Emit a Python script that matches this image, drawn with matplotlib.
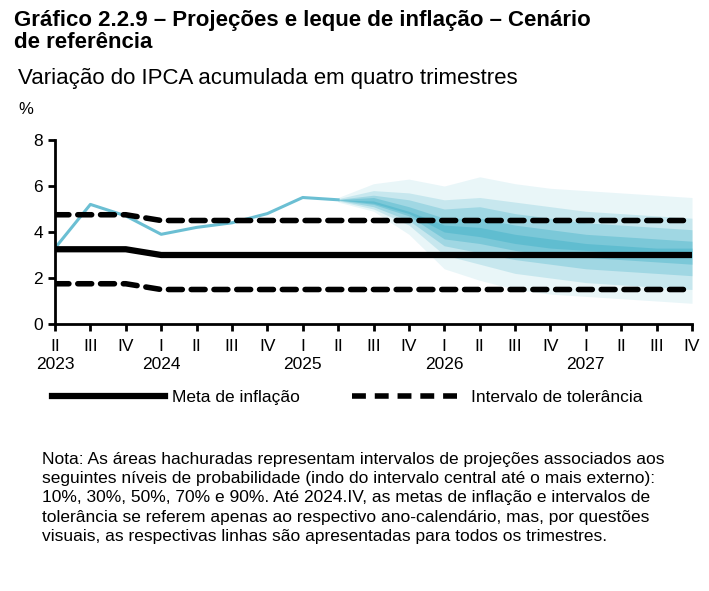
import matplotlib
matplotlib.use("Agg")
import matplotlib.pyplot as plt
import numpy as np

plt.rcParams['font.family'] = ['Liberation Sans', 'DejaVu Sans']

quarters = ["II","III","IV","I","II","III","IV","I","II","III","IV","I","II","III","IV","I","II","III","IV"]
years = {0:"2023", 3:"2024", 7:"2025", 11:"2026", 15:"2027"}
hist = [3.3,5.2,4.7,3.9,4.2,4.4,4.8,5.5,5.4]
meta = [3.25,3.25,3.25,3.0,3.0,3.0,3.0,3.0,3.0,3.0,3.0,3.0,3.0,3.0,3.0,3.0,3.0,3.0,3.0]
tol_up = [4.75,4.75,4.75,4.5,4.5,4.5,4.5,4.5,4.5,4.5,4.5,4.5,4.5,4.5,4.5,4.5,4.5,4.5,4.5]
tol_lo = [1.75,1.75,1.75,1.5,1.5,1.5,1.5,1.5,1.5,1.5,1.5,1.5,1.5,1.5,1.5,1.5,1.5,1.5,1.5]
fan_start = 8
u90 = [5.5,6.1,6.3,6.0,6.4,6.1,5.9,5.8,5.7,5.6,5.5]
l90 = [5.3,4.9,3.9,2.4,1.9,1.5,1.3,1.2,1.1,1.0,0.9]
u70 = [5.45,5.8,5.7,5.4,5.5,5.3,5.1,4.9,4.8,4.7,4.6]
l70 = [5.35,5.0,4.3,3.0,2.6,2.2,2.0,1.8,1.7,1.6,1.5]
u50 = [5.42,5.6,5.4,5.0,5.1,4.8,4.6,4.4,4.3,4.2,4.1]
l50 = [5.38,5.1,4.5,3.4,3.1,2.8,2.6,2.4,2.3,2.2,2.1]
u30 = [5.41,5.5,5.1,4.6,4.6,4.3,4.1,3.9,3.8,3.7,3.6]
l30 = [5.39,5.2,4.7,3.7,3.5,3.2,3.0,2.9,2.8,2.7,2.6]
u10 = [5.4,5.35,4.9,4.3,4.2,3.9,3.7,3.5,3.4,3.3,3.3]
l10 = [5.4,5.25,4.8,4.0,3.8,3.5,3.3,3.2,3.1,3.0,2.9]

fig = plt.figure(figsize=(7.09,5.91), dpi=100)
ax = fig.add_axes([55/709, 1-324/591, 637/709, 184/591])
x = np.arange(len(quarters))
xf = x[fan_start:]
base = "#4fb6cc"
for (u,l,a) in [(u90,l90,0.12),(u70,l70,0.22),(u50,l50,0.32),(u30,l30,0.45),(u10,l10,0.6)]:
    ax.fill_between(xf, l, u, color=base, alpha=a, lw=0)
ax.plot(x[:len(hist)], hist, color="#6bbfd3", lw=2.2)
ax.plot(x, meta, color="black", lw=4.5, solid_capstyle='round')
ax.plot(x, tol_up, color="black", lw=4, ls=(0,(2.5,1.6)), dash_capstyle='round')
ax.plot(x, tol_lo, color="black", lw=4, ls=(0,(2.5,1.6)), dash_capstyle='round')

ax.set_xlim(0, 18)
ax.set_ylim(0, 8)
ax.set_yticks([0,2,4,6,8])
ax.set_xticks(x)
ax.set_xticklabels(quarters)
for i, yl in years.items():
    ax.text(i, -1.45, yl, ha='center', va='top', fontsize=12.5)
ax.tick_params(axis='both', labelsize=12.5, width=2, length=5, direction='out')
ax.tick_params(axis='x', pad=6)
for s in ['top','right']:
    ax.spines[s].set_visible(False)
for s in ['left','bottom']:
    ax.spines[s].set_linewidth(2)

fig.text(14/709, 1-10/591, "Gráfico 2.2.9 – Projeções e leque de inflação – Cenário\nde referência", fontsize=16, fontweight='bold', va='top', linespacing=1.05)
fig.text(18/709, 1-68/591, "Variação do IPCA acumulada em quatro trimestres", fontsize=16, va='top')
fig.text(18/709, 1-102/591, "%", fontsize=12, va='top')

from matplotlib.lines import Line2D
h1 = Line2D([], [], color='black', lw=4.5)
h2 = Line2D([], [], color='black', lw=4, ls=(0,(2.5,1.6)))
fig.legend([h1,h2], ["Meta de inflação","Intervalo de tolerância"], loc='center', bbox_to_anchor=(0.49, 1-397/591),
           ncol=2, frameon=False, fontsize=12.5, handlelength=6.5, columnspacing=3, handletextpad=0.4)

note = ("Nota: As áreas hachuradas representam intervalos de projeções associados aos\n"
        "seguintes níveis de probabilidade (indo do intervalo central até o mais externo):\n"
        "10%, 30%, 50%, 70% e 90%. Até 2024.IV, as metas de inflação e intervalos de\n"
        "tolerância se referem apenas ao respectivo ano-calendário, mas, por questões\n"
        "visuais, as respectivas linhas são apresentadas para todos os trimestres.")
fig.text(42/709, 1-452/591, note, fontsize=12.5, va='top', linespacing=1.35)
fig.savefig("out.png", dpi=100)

-- TASK TO COMPLETE --
Copy exactly the lines running from the beginning of the listing through the line that has "plt.rcParams['font.family'] = ['Liberation". Drop the pictures.

-- FINAL ANSWER --
Emit a Python script that matches this image, drawn with matplotlib.
import matplotlib
matplotlib.use("Agg")
import matplotlib.pyplot as plt
import numpy as np

plt.rcParams['font.family'] = ['Liberation Sans', 'DejaVu Sans']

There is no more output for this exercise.